An investigation by two attorneys appointed by the court, Henry F. Schulke and William B. Shields, found that the investigation and prosecution of Sen. Ted Stevens et al. were “permeated by the systematic concealment of significant exculpatory evidence that would have independently corroborated his defense and his testimony, and seriously damaged the testimony and credibility of the government’s key witness.”
Three prosecutors, who indicted and tried the late Sen. Stevens and at least two other Alaskan state officials, will not face criminal contempt charges, however. Because he did not issue an order that was “clear and unequivocal,” Judge Sullivan said, the prosecutors did not commit criminal contempt of court. A fourth prosecutor who was a subject of the investigation committed suicide in 2010.

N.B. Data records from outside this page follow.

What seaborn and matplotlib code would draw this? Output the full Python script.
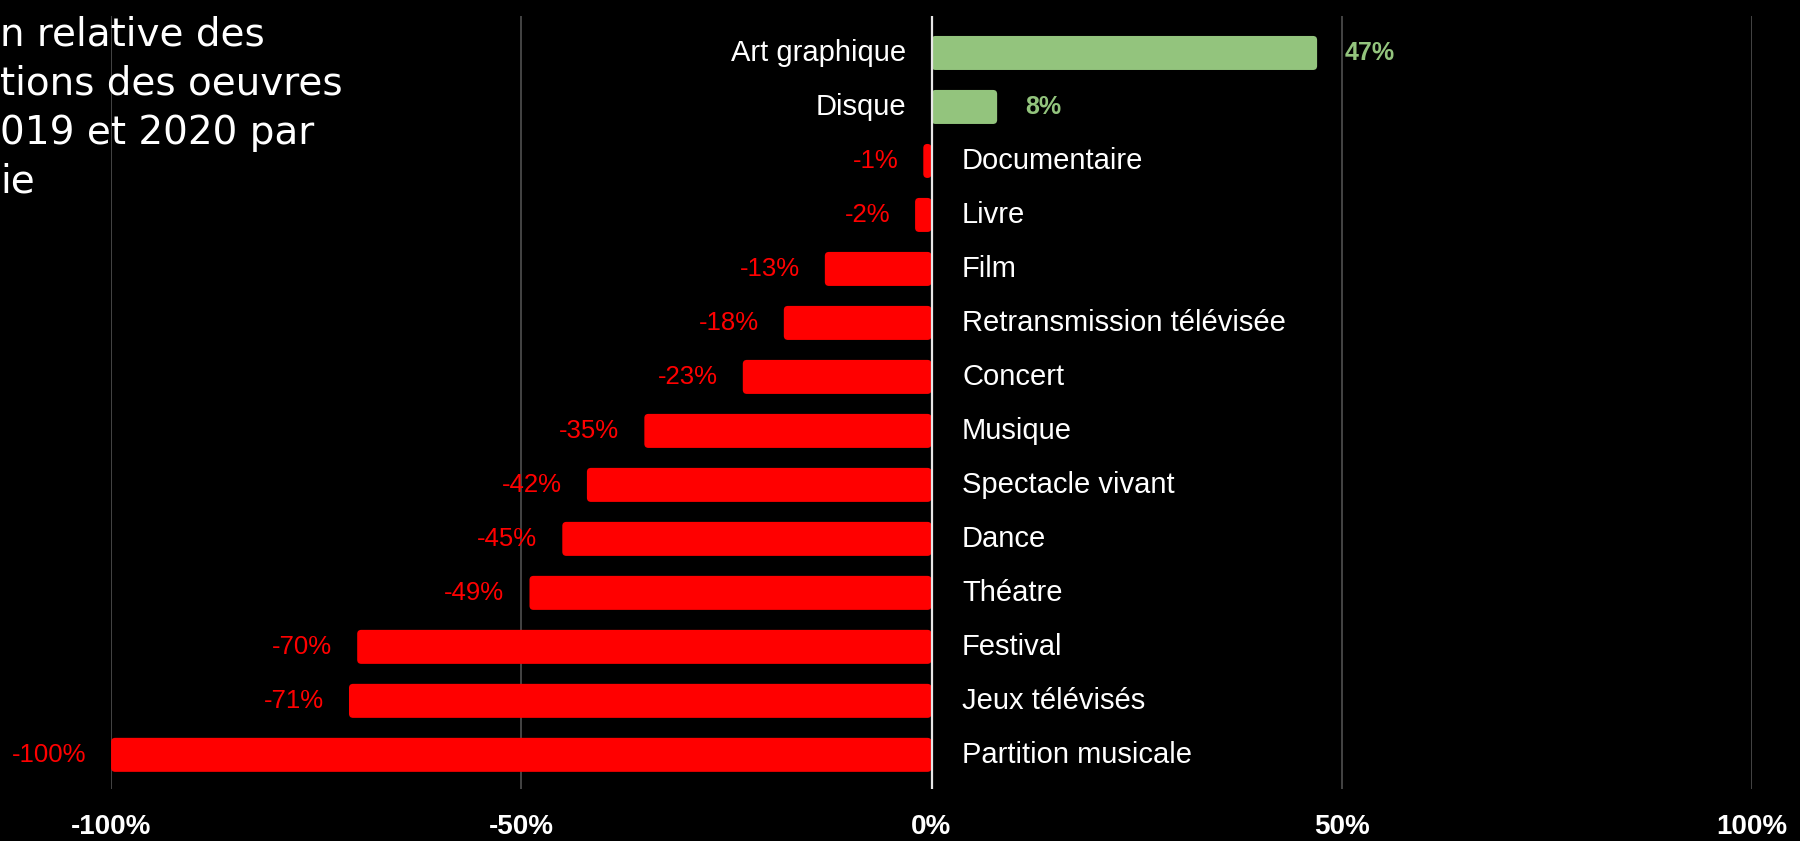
import matplotlib
matplotlib.use("Agg")
import matplotlib.pyplot as plt
from matplotlib.patches import FancyBboxPatch
import seaborn as sns
import pandas as pd

# Data
categories = ['Art graphique', 'Disque', 'Documentaire', 'Livre', 'Film',
              'Retransmission télévisée', 'Concert', 'Musique', 'Spectacle vivant',
              'Dance', 'Théatre', 'Festival', 'Jeux télévisés', 'Partition musicale']
values = [47, 8, -1, -2, -13, -18, -23, -35, -42, -45, -49, -70, -71, -100]
ticks = [-100, -50, 0, 50, 100]
tick_labels = ['-100%', '-50%', '0%', '50%', '100%']
title_visible = "n relative des\ntions des oeuvres\n019 et 2020 par\nie"

green = '#93c47d'
red = '#ff0000'

df = pd.DataFrame({'categorie': categories, 'variation': values})
colors = {c: (green if v >= 0 else red) for c, v in zip(categories, values)}

sns.set_style('dark')
plt.rcParams['font.family'] = ['Liberation Sans', 'DejaVu Sans']

fig = plt.figure(figsize=(18, 8.41), dpi=100, facecolor='black')
ax = fig.add_axes([0.0617, 0.062, 0.9116, 0.919])
ax.set_facecolor('black')

sns.barplot(data=df, x='variation', y='categorie', hue='categorie', palette=colors,
            orient='h', width=0.63, saturation=1, legend=False, ax=ax,
            linewidth=0, edgecolor='none')

ax.set_xlim(-100, 100)
ax.set_ylim(13.63, -0.685)

# swap the plain rectangles for rounded ones (same geometry)
aspect = (14.315 / 773) / (200 / 1641)
for p in list(ax.patches):
    x, y = p.get_x(), p.get_y()
    w, h = p.get_width(), p.get_height()
    fc = p.get_facecolor()
    p.remove()
    x0, x1 = min(x, x + w), max(x, x + w)
    ax.add_patch(FancyBboxPatch((x0, y), x1 - x0, h,
                                boxstyle='round,pad=0,rounding_size=0.5',
                                mutation_aspect=aspect, facecolor=fc,
                                edgecolor='none', zorder=3))

# grid
for t in ticks:
    if t == 0:
        ax.axvline(t, color='#e6e6e6', lw=1.6, zorder=4)
    else:
        ax.axvline(t, color='#444444', lw=1.4, zorder=1)

ax.set_xticks(ticks)
ax.set_xticklabels(tick_labels, color='white', fontsize=20, fontweight='bold')
ax.tick_params(axis='x', length=0, pad=18)
ax.set_yticks([])
ax.set_xlabel('')
ax.set_ylabel('')
for s in ax.spines.values():
    s.set_visible(False)
ax.grid(False)

# category labels and value labels
for i, (c, v) in enumerate(zip(categories, values)):
    if v >= 0:
        ax.annotate(c, xy=(0, i), xytext=(-18, 0), textcoords='offset points',
                    ha='right', va='center', color='white', fontsize=21)
        ax.annotate(f'{v}%', xy=(v, i), xytext=(20, 0), textcoords='offset points',
                    ha='left', va='center', color=green, fontsize=18, fontweight='bold')
    else:
        ax.annotate(c, xy=(0, i), xytext=(22, 0), textcoords='offset points',
                    ha='left', va='center', color='white', fontsize=21)
        ax.annotate(f'{v}%', xy=(v, i), xytext=(-18, 0), textcoords='offset points',
                    ha='right', va='center', color=red, fontsize=18.5)

fig.text(0.0, 0.981, title_visible, ha='left', va='top', color='white',
         fontsize=28, family=['DejaVu Sans'], linespacing=1.36)

fig.savefig('out.png', dpi=100, facecolor='black')
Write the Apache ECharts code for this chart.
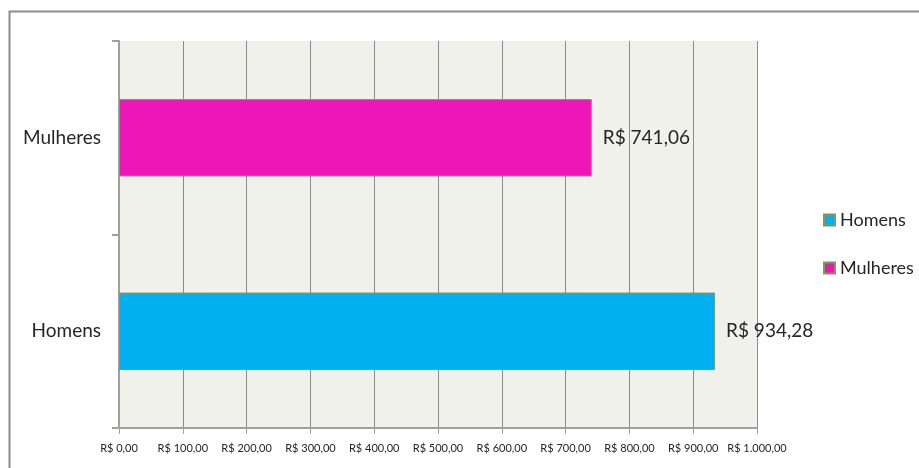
<!DOCTYPE html>
<html>
<head>
<meta charset="utf-8">
<script src="https://cdn.jsdelivr.net/npm/echarts@6/dist/echarts.min.js"></script>
<style>
  html, body { margin: 0; padding: 0; background: #fff; }
  #chart { width: 919px; height: 468px; }
</style>
</head>
<body>
<div id="chart"></div>
<script>
// Média salarial por sexo
const categories = ['Homens', 'Mulheres'];
const seriesNames = ['Homens', 'Mulheres'];
const values = [934.28, 741.06];
const colors = ['#00B0F0', '#EF16B8'];
const axisMin = 0, axisMax = 1000, axisStep = 100;

const fmtBRL = v => {
  const parts = v.toFixed(2).split('.');
  const intPart = parts[0].replace(/\B(?=(\d{3})+(?!\d))/g, '.');
  return 'R$ ' + intPart + ',' + parts[1];
};

const FONT = 'Lato';
const TEXT = '#262626';

const series = seriesNames.map((name, i) => ({
  name: name,
  type: 'bar',
  stack: 'media',
  barWidth: '40%',
  data: categories.map((c, j) => (j === i ? values[i] : '-')),
  itemStyle: { color: colors[i], borderColor: '#7f9a5c', borderWidth: 1 },
  label: {
    show: true,
    position: 'right',
    distance: 11,
    formatter: p => fmtBRL(p.value),
    color: TEXT,
    fontFamily: FONT,
    fontSize: 19
  }
}));

const chart = echarts.init(document.getElementById('chart'), null, { renderer: 'canvas' });
chart.setOption({
  animation: false,
  backgroundColor: '#ffffff',
  graphic: [{
    type: 'rect',
    shape: { x: 9.5, y: 11.5, width: 1000, height: 1000 },
    style: { fill: 'none', stroke: '#8c8c8c', lineWidth: 2 },
    z: 100
  }],
  grid: {
    left: 119, top: 41, width: 638, height: 387,
    show: true, backgroundColor: '#EFF1EA', borderWidth: 0
  },
  legend: {
    orient: 'vertical',
    left: 818, top: 206,
    itemWidth: 11, itemHeight: 11, itemGap: 30,
    icon: 'rect',
    textStyle: { color: TEXT, fontFamily: FONT, fontSize: 18 },
    data: seriesNames
  },
  xAxis: {
    type: 'value',
    min: axisMin, max: axisMax, interval: axisStep,
    axisLine: { show: true, lineStyle: { color: '#a0a0a0', width: 2 } },
    axisTick: { show: true, length: 6, lineStyle: { color: '#a0a0a0' } },
    splitLine: { show: true, lineStyle: { color: '#8c8c8c', width: 1 } },
    axisLabel: { color: TEXT, fontFamily: FONT, fontSize: 11, margin: 15, formatter: v => fmtBRL(v) }
  },
  yAxis: {
    type: 'category',
    data: categories,
    axisLine: { show: true, lineStyle: { color: '#a0a0a0', width: 2 } },
    axisTick: { show: true, length: 7, lineStyle: { color: '#a0a0a0', width: 2 } },
    axisLabel: { color: TEXT, fontFamily: FONT, fontSize: 19, margin: 18 }
  },
  series: series
});
</script>
</body>
</html>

Legislation proposed by NACDL clarifies that federal prosecutors have a continuing duty to disclose favorable information to a defendant in a timely fashion or sanctions will be imposed. A copy of NACDL’s proposed legislation and commentary is available on NACDL’s website at http://www. nacdl.org/discoveryrform/.
Commenting on Sullivan’s order, NACDL President Lisa M. Wayne said, “I hope two things come out of the Stevens case. First, I hope that the court orders release of Mr. Schulke’s report, which is said to be 500 pages or more. Second, I hope Congress realizes that sometimes the Constitution, the supreme law of the land, needs to be enforced with appropriate legislation. NACDL’s proposed legislation would create clear and meaningful discovery standards governing the prosecution’s duty to disclose any and all facts favoring the defendant or his case.”
The report by Schulke and Shields is expected to be released in early 2012, after the subjects and witnesses have had an opportunity to object to certain information or request redaction from the public document.